Bush calls for conference on Mideast

US president George Bush has called for an international Mideast peace conference to include Israel and once-hostile Arab states

US president George Bush has called for an international Mideast peace conference to include Israel and once-hostile Arab states

Except at the United Nations, Israel rarely sits down for formal talks with Arab countries that do not recognise it diplomatically. President Bush is trying to change that.

At the conference, to be held later this year at a yet-to-be-disclosed venue, the Israelis, Palestinians and some of their Arab neighbours would thrash out issues that stand in the way of restarting peace talks and establishing a Palestinian state alongside Israel.

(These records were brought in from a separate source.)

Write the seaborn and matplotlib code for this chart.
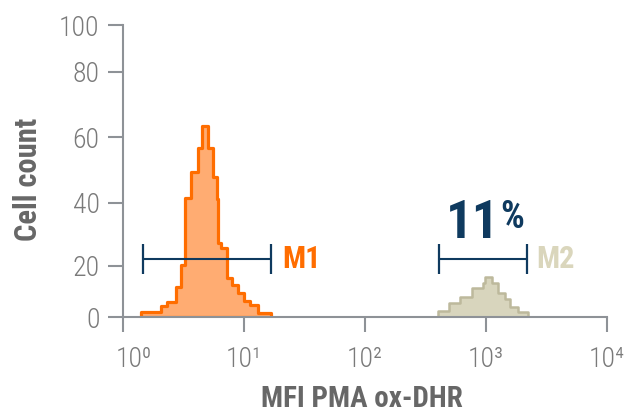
import numpy as np
import pandas as pd
import seaborn as sns
import matplotlib.pyplot as plt
from matplotlib.transforms import ScaledTranslation

# M1 population (orange): bin edges (MFI) and cell counts per bin
m1_edges = [1.40, 2.05, 2.31, 2.72, 2.99, 3.24, 3.63, 4.13, 4.46, 5.00, 5.56,
            5.93, 6.12, 6.44, 7.18, 7.90, 8.95, 10.04, 11.19, 13.11, 16.70]
m1_counts = [2.1, 4.4, 6.0, 11.9, 20.3, 41.4, 49.5, 56.8, 63.5, 56.6,
             48.0, 41.0, 27.2, 25.6, 15.2, 12.5, 9.3, 6.3, 4.7, 1.5]

# M2 population (beige)
m2_edges = [405, 497, 613, 766, 955, 987, 1121, 1272, 1445, 1589, 1862, 2252]
m2_counts = [2.6, 5.7, 7.8, 11.5, 13.4, 15.7, 13.2, 9.3, 7.0, 4.1, 2.2]

# gates (MFI range) and their labels
gate_names = ["M1", "M2"]
gate_lo = [1.45, 410]
gate_hi = [16.6, 2210]
gate_y = 22.1
gate_pct = "11"

y_ticks = [0, 20, 40, 60, 80, 100]
# the original y axis is not evenly spaced; tick positions in axis units
y_tick_pos = [0, 51.6, 114.6, 180.0, 245.6, 292.3]
x_ticks = [1, 10, 100, 1000, 10000]
x_tick_labels = ["10\u2070", "10\u00b9", "10\u00b2", "10\u00b3", "10\u2074"]

ORANGE_FILL = "#FFAC72"
ORANGE_EDGE = "#FF6D00"
BEIGE_FILL = "#D8D5BD"
BEIGE_EDGE = "#BDB99C"
BEIGE_TEXT = "#DAD6BC"
NAVY = "#0F3A5F"
AXIS = "#8E9297"
TICK_TXT = "#7A7A7A"
LABEL_TXT = "#676767"

FONTS = ["Roboto Condensed", "Roboto", "DejaVu Sans"]

sns.set_theme(style="white")
plt.rcParams["font.family"] = FONTS

fig = plt.figure(figsize=(6.29, 4.16), dpi=100)
ax = fig.add_axes([0.196, 0.2373, 0.7685, 0.7026])

m1 = pd.DataFrame({"mfi": np.sqrt(np.array(m1_edges[:-1]) * np.array(m1_edges[1:])),
                   "count": m1_counts})
m2 = pd.DataFrame({"mfi": np.sqrt(np.array(m2_edges[:-1]) * np.array(m2_edges[1:])),
                   "count": m2_counts})

sns.histplot(data=m1, x="mfi", weights="count", bins=list(np.log10(m1_edges)),
             log_scale=True, element="step", fill=True,
             facecolor=ORANGE_FILL, edgecolor=ORANGE_EDGE, linewidth=2.3,
             alpha=1, ax=ax)
sns.histplot(data=m2, x="mfi", weights="count", bins=list(np.log10(m2_edges)),
             log_scale=True, element="step", fill=True,
             facecolor=BEIGE_FILL, edgecolor=BEIGE_EDGE, linewidth=1.8,
             alpha=1, ax=ax)

# piecewise y scale to follow the uneven tick spacing
def fwd(v):
    return np.interp(v, y_ticks, y_tick_pos)

def inv(p):
    return np.interp(p, y_tick_pos, y_ticks)

ax.set_yscale("function", functions=(fwd, inv))
ax.set_ylim(0, 100)
ax.set_xlim(1, 10000)

# gates
for lo, hi in zip(gate_lo, gate_hi):
    ax.plot([lo, hi], [gate_y, gate_y], color=NAVY, lw=1.5,
            marker="|", markersize=21, mew=1.6, zorder=4)
ax.text(20.5, gate_y, gate_names[0], color=ORANGE_EDGE, fontsize=22,
        fontweight="bold", ha="left", va="center")
ax.text(2600, gate_y, gate_names[1], color=BEIGE_TEXT, fontsize=22,
        fontweight="bold", ha="left", va="center")
ax.text(1290, 28.8, gate_pct, color=NAVY, fontsize=38, fontweight="bold",
        ha="right", va="baseline")
ax.text(1320, 41.0, "%", color=NAVY, fontsize=27, fontweight="bold",
        ha="left", va="top")

ax.set_yticks(y_ticks)
ax.set_yticklabels([str(t) for t in y_ticks], fontweight="light")
ax.set_xticks(x_ticks)
ax.set_xticklabels(x_tick_labels, fontweight="light")
ax.minorticks_off()

for side in ["top", "right"]:
    ax.spines[side].set_visible(False)
for side in ["left", "bottom"]:
    ax.spines[side].set_color(AXIS)
    ax.spines[side].set_linewidth(1.5)
    ax.spines[side].set_zorder(5)

ax.tick_params(axis="y", length=11, width=1.5, color=AXIS, labelcolor=TICK_TXT,
               labelsize=20, pad=6, left=True)
ax.tick_params(axis="x", length=11, width=1.5, color=AXIS, labelcolor=TICK_TXT,
               labelsize=20, pad=10, bottom=True)

# first x label sits a bit right of its tick, clear of the y axis
first = ax.get_xticklabels()[0]
first.set_transform(first.get_transform() + ScaledTranslation(0.10, 0, fig.dpi_scale_trans))

ax.set_ylabel("Cell count", fontsize=22, fontweight="bold", color=LABEL_TXT)
ax.yaxis.label.set_va("center")
ax.yaxis.set_label_coords(-0.197, 0.473)
ax.set_xlabel("MFI PMA ox-DHR", fontsize=21, fontweight="bold", color=LABEL_TXT)
ax.xaxis.label.set_va("center")
ax.xaxis.set_label_coords(0.493, -0.281)

fig.savefig("out.png", dpi=100)
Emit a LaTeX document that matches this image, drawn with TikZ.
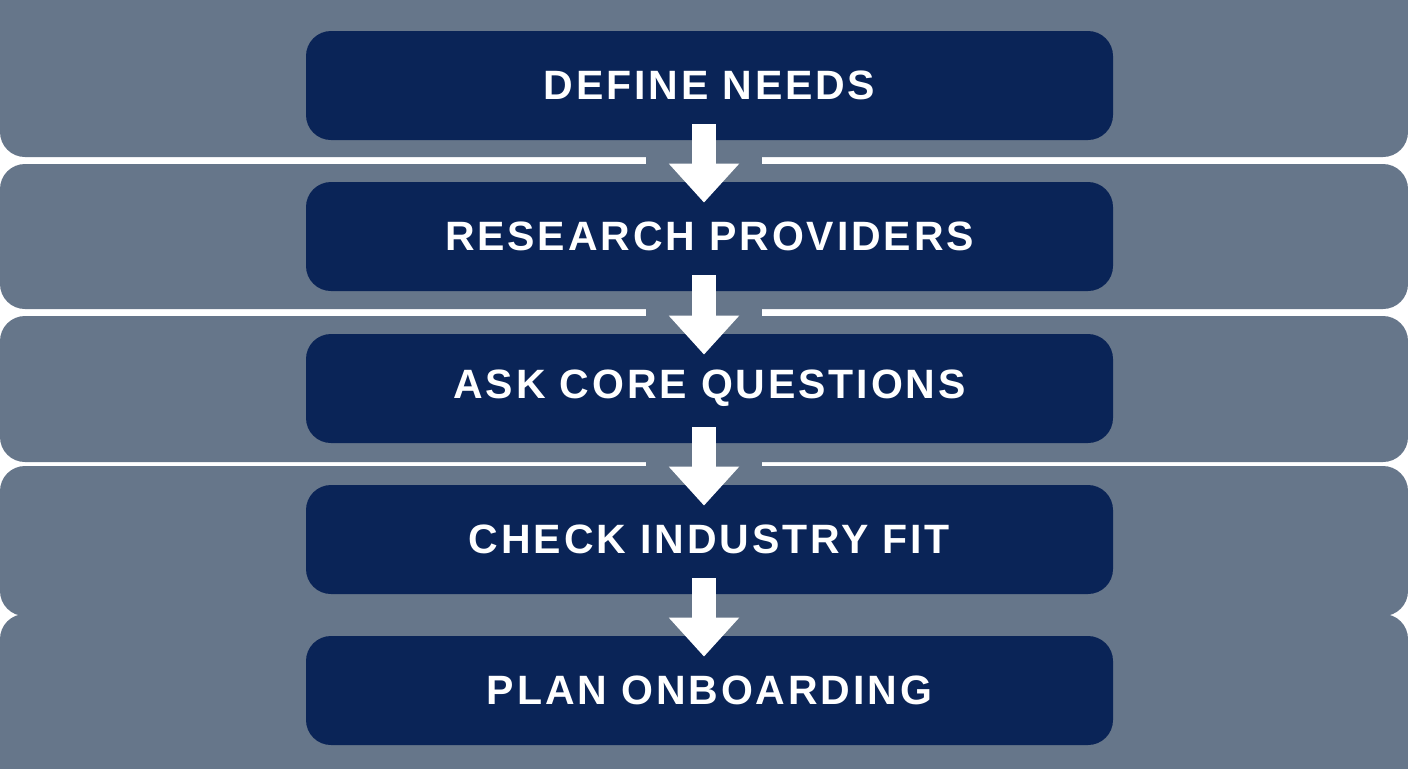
\documentclass[tikz,border=0pt]{standalone}
\usepackage{fontspec}
\setmainfont{Liberation Sans}[LetterSpace=7]
\usetikzlibrary{arrows.meta}

\definecolor{bandgrey}{HTML}{66768A}
\definecolor{navy}{HTML}{0A2457}

\begin{document}
\begin{tikzpicture}[x=0.5pt, y=-0.5pt]

\tikzstyle band=[fill=bandgrey, rounded corners=12.5pt]
\tikzstyle stepbox=[rounded corners=12.5pt, fill=navy, text=white, minimum width=403.5pt, minimum height=54.5pt, inner sep=0pt, font=\bfseries\fontsize{20.5}{24}\selectfont]
\tikzstyle flow=[draw=white, line width=12pt, -{Triangle[length=19.5pt, width=34pt]}]

\useasboundingbox (0,0) rectangle (1408,768);
\fill [white] (0,0) rectangle (1408,768);

% grey bands
\fill [band] (0,-30) rectangle (1408,157);
\fill [band] (0,164) rectangle (1408,309);
\fill [band] (0,316) rectangle (1408,462);
\fill [band] (0,466) rectangle (1408,616);
\fill [band] (0,614) rectangle (1408,800);

% patches over the gaps behind the arrows
\foreach \y in {157,309,462}
{
\fill [bandgrey] (646,\y-4) rectangle (762,\y+10);
}

\node (b1) [stepbox] at (709.5,85.5)  {DEFINE NEEDS};
\node (b2) [stepbox] at (709.5,236.5) {RESEARCH PROVIDERS};
\node (b3) [stepbox] at (709.5,388.5) {ASK CORE QUESTIONS};
\node (b4) [stepbox] at (709.5,539.5) {CHECK INDUSTRY FIT};
\node (b5) [stepbox] at (709.5,690.5) {PLAN ONBOARDING};

\foreach \i [evaluate=\i as \j using int(\i+1)] in {1,...,4}
{
\draw [flow] ([xshift=-2.75pt, yshift=8pt]b\i.south) -- ([xshift=-2.75pt, yshift=-10.5pt]b\j.north);
}

\end{tikzpicture}
\end{document}
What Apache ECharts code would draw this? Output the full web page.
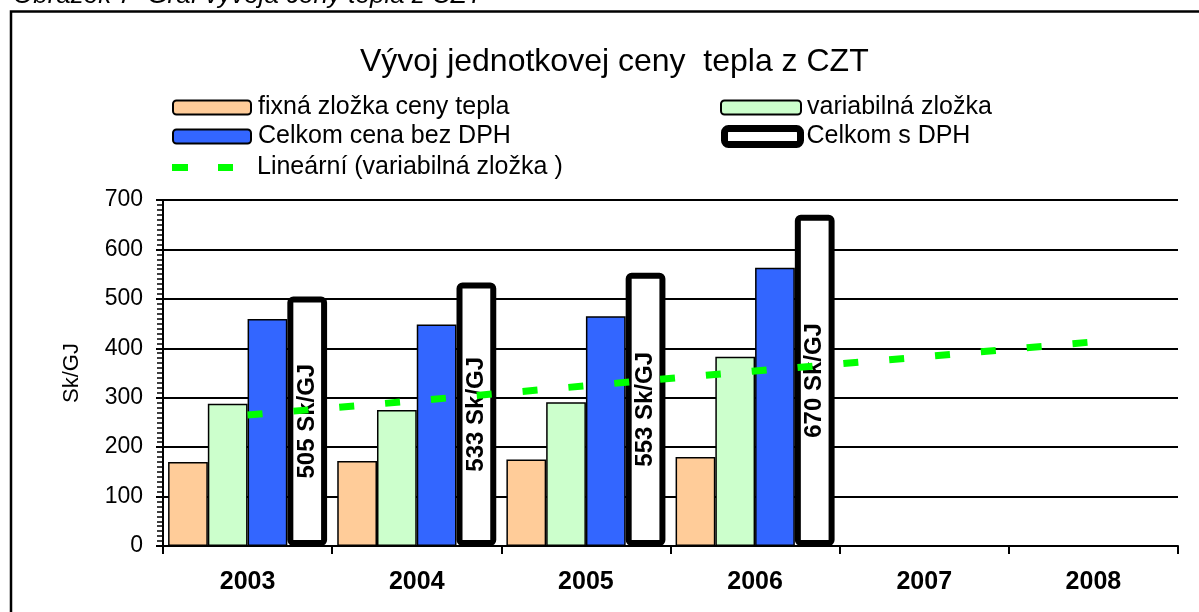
<!DOCTYPE html>
<html>
<head>
<meta charset="utf-8">
<script src="https://cdn.jsdelivr.net/npm/echarts@6/dist/echarts.min.js"></script>
<style>html,body{margin:0;padding:0;background:#fff}#c{width:1199px;height:612px}</style>
</head>
<body>
<div id="c"></div>
<script>
const years = ['2003', '2004', '2005', '2006', '2007', '2008'];
const fixna = [170, 172, 175, 180, null, null];
const variabilna = [288, 275, 291, 383, null, null];
const bezDPH = [459, 448, 465, 563, null, null];
const sDPH = [505, 533, 553, 670, null, null];
const trend = [265, 294, 324, 354, 383, 413];
const yTicks = [0, 100, 200, 300, 400, 500, 600, 700];

const names = ['fixná zložka ceny tepla', 'variabilná zložka', 'Celkom cena bez DPH', 'Celkom s DPH', 'Lineární (variabilná zložka )'];
const font = '"Liberation Sans", Arial, sans-serif';

function leg(item, left, top, w, h, padLeft) {
  return {
    data: [item], left: left, top: top, padding: 0,
    itemWidth: w, itemHeight: h, itemGap: 0,
    textStyle: { fontFamily: font, fontSize: 25, color: '#000', padding: [0, 0, 0, padLeft] },
    selectedMode: false
  };
}

const chart = echarts.init(document.getElementById('c'));
chart.setOption({
  animation: false,
  backgroundColor: '#fff',
  title: {
    text: 'Vývoj jednotkovej ceny  tepla z CZT',
    left: 355, top: 41,
    textStyle: { fontFamily: font, fontSize: 32, fontWeight: 'normal', color: '#000' }
  },
  graphic: [
    { type: 'rect', shape: { x: 11, y: 11.5, width: 1400, height: 800 }, style: { fill: 'none', stroke: '#000', lineWidth: 2.5 }, silent: true, z: -10 },
    { type: 'text', x: 13, y: 9, style: { text: 'Obrázok 7  Graf vývoja ceny tepla z CZT', font: 'italic 26px "Liberation Sans", Arial, sans-serif', fill: '#000', verticalAlign: 'bottom' } }
  ],
  legend: [
    leg(names[0], 172, 95, 78, 14, 2),
    leg(names[1], 720, 95, 80, 14, 1),
    leg({ name: names[2] }, 172, 124, 78, 14, 2),
    leg({ name: names[3], itemStyle: { borderWidth: 7 } }, 721, 124, 76, 16, 1),
    leg({ name: names[4], icon: 'path://M0,0h16v7h-16zM46,0h15v7h-15z' }, 172, 155, 61, 7, 19)
  ],
  grid: { left: 163, right: 21, top: 200, bottom: 66, containLabel: false },
  xAxis: {
    type: 'category', data: years,
    axisLine: { lineStyle: { color: '#000', width: 2 } },
    axisTick: { show: true, length: 8, lineStyle: { color: '#000', width: 2 } },
    axisLabel: { fontFamily: font, fontSize: 25, fontWeight: 'bold', color: '#000', margin: 24 },
    splitLine: { show: false }
  },
  yAxis: {
    type: 'value', min: 0, max: 700, interval: 100,
    name: 'Sk/GJ', nameLocation: 'middle', nameGap: 80, nameRotate: 90,
    nameTextStyle: { fontFamily: font, fontSize: 22, color: '#000' },
    axisLine: { show: true, lineStyle: { color: '#000', width: 2 } },
    axisTick: { show: true, length: 7, lineStyle: { color: '#000', width: 2 } },
    minorTick: { show: true, splitNumber: 10, length: 6, lineStyle: { color: '#000', width: 1.5 } },
    axisLabel: {
      fontFamily: font, fontSize: 23, color: '#000', margin: 20,
      formatter: function (v) { return yTicks.indexOf(v) >= 0 ? String(v) : ''; }
    },
    splitLine: { show: true, lineStyle: { color: '#000', width: 2 } }
  },
  series: [
    { name: names[0], type: 'bar', data: fixna, barGap: '0%', barCategoryGap: '6%',
      itemStyle: { color: '#FFCC99', borderColor: '#000', borderWidth: 1.5 } },
    { name: names[1], type: 'bar', data: variabilna,
      itemStyle: { color: '#CCFFCC', borderColor: '#000', borderWidth: 1.5 } },
    { name: names[2], type: 'bar', data: bezDPH,
      itemStyle: { color: '#3366FF', borderColor: '#000', borderWidth: 1.5 } },
    { name: names[3], type: 'bar', data: sDPH,
      itemStyle: { color: '#fff', borderColor: '#000', borderWidth: 6, borderRadius: 3 },
      label: { show: true, position: 'inside', rotate: 90, formatter: '{c} Sk/GJ',
        fontFamily: font, fontSize: 24, fontWeight: 'bold', color: '#000' } },
    { name: names[4], type: 'line', data: trend, symbol: 'none', z: 3,
      itemStyle: { color: '#00FF00' },
      lineStyle: { color: '#00FF00', width: 7, type: [15, 31] } }
  ]
});
</script>
</body>
</html>
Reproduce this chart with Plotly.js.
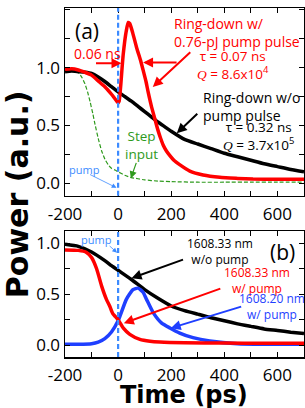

Bush administration officials are fairly sure they have some takers among the majority of Arab nations that still do not recognise Israel: The idea, after all, was first floated in a now-dormant peace proposal advanced several years ago by then-crown prince and now King Abdullah of Saudi Arabia.

Bush said the conference, open to countries in the region that support a two-state solution to the long Israeli-Palestinian stand-off, would be headed by Secretary of State Condoleezza Rice.

“This is a moment of clarity for all Palestinians. And now comes a moment of choice,” Mr Bush said in a speech intended to signal a new resolve on the part of his administration to help restart the stalled peace process.

“We wouldn’t be launching ourselves on this enterprise if we didn’t feel some confidence that there is a willingness in the region to embrace the path to peace,” said Assistant Secretary of State David Welch, the State Department’s top diplomat for the Middle East. “We believe that this is a moment for everybody to push the ’go’ button and try and make this work.”

Welch noted that just such a conference was specified in the Saudi-sponsored Arab peace plan, which gained some renewed attention this year. “That’s at the heart of the Arab initiative, and we take them at their word,” he said.

Bush also pledged more US financial support for the moderate Palestinian government of Mahmoud Abbas and recommended that a group of “donor” countries meet to come up with additional international financial aid. The donor group includes Saudi Arabia, Egypt and Jordan.

In an appeal directed at the divided Palestinian people, Bush drew a contrast between what he said life would be like under an Abbas government and under the Islamic militant group Hamas, which gained authority over Gaza in June. Abbas now controls only the West Bank.

“Iraq is not the only pivotal matter in the Middle East,” Mr Bush said.

He said that many changes had come, “some hopeful, some dispiriting,” in the more than five years since he became the first US president to voice full, open support for a separate, independent Palestine alongside Israel.

He said Mr Abbas and his new prime minister, Salam Fayyad, “are striving to build the institutions of a modern democracy” while Hamas “has demonstrated beyond all doubt that it is devoted to extremism and murder”.

Only the Palestinians can decide which of these two paths to follow, Mr Bush said.